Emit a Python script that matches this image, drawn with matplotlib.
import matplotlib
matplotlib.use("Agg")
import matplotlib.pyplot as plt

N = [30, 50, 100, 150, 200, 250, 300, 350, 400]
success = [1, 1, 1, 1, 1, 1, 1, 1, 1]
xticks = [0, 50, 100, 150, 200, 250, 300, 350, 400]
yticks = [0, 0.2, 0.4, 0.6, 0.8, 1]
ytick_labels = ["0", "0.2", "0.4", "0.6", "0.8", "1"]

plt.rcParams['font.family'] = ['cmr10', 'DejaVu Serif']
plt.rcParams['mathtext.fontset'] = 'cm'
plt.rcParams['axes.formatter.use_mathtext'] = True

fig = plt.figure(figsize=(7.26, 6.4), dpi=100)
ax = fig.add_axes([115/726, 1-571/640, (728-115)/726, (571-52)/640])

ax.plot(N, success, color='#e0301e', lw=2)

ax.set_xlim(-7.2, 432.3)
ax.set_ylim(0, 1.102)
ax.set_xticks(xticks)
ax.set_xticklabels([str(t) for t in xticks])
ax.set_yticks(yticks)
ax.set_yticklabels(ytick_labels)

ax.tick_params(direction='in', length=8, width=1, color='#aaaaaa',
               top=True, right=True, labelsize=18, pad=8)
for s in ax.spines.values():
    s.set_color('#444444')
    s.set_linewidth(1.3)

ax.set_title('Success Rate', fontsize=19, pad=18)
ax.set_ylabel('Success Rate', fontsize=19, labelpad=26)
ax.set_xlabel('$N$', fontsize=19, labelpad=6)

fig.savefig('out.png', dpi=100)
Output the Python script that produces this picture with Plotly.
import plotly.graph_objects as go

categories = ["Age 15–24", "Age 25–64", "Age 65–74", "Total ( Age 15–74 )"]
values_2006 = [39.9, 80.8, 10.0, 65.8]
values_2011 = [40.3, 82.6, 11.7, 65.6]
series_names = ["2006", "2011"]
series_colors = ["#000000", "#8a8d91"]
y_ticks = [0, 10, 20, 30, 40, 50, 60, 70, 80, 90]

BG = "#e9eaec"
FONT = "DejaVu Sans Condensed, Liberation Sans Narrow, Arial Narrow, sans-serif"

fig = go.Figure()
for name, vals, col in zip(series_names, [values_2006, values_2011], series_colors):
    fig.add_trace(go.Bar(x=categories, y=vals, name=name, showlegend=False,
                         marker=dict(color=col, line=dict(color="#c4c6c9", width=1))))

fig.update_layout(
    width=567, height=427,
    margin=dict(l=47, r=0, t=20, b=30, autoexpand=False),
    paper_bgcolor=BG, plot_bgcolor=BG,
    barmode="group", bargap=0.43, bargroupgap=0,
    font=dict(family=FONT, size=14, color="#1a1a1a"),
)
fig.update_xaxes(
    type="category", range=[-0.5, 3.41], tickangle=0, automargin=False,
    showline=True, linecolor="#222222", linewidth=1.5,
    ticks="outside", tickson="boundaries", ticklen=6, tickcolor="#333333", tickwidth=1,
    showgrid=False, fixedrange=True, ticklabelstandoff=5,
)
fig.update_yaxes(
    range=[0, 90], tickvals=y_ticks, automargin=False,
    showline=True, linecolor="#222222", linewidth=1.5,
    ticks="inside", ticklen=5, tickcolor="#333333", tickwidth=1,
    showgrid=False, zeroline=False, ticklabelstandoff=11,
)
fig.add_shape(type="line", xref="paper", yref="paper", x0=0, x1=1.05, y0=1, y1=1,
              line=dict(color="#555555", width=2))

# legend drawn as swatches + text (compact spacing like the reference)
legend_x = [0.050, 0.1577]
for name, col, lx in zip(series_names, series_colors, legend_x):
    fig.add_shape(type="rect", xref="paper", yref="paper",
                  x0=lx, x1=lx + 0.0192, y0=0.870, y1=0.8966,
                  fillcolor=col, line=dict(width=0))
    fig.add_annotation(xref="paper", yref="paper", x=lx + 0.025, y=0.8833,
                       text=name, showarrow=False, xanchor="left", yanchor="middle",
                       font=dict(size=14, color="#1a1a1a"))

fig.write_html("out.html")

════════════════════

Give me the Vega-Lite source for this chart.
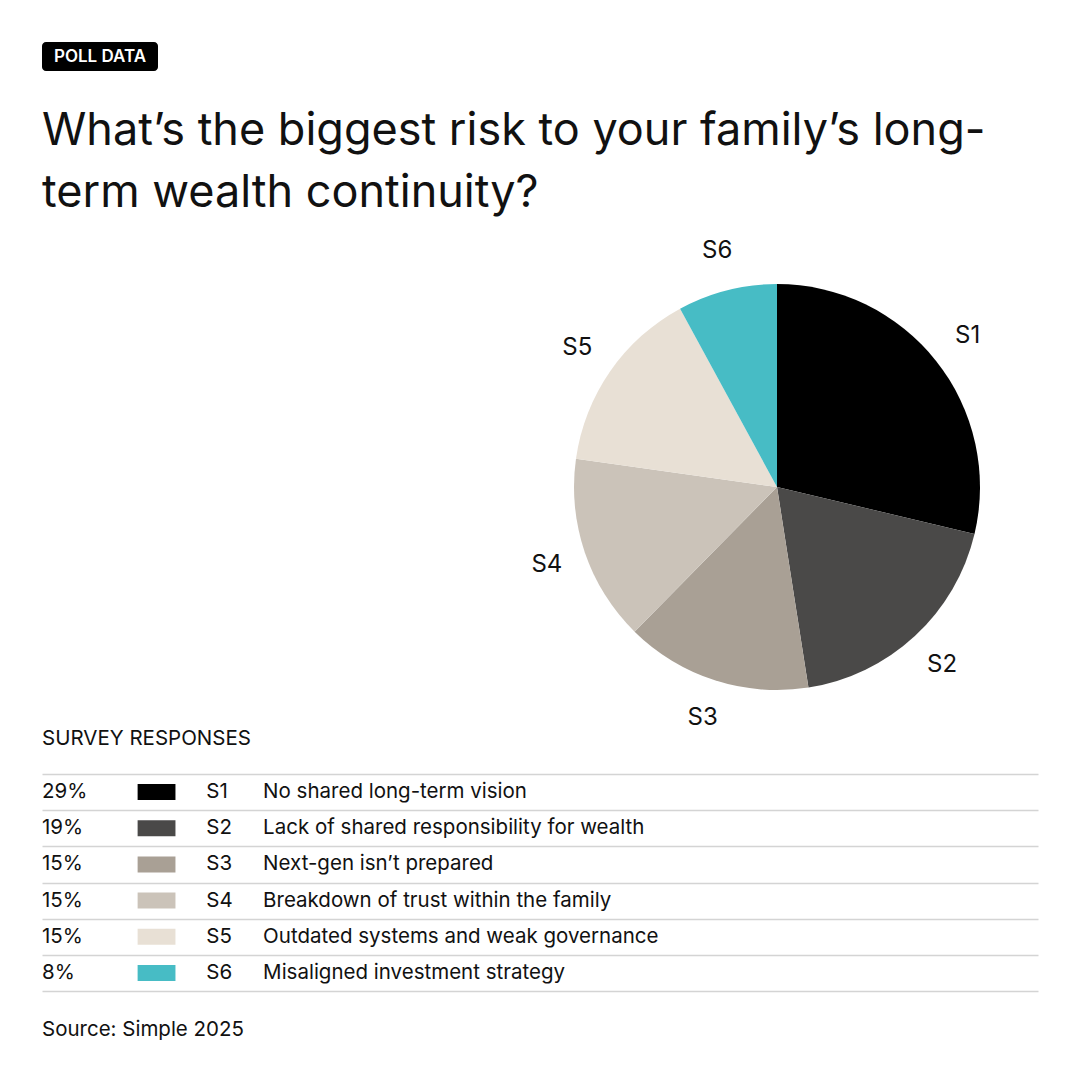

════════════════════

## OBJECTIVE
Return exactly the lines from the line that has "Emit a Python" to the line that has "ax.set_yticklabels(ytick_labels)", both of them included.

## TASK SOLUTION
Emit a Python script that matches this image, drawn with matplotlib.
import matplotlib
matplotlib.use("Agg")
import matplotlib.pyplot as plt

N = [30, 50, 100, 150, 200, 250, 300, 350, 400]
success = [1, 1, 1, 1, 1, 1, 1, 1, 1]
xticks = [0, 50, 100, 150, 200, 250, 300, 350, 400]
yticks = [0, 0.2, 0.4, 0.6, 0.8, 1]
ytick_labels = ["0", "0.2", "0.4", "0.6", "0.8", "1"]

plt.rcParams['font.family'] = ['cmr10', 'DejaVu Serif']
plt.rcParams['mathtext.fontset'] = 'cm'
plt.rcParams['axes.formatter.use_mathtext'] = True

fig = plt.figure(figsize=(7.26, 6.4), dpi=100)
ax = fig.add_axes([115/726, 1-571/640, (728-115)/726, (571-52)/640])

ax.plot(N, success, color='#e0301e', lw=2)

ax.set_xlim(-7.2, 432.3)
ax.set_ylim(0, 1.102)
ax.set_xticks(xticks)
ax.set_xticklabels([str(t) for t in xticks])
ax.set_yticks(yticks)
ax.set_yticklabels(ytick_labels)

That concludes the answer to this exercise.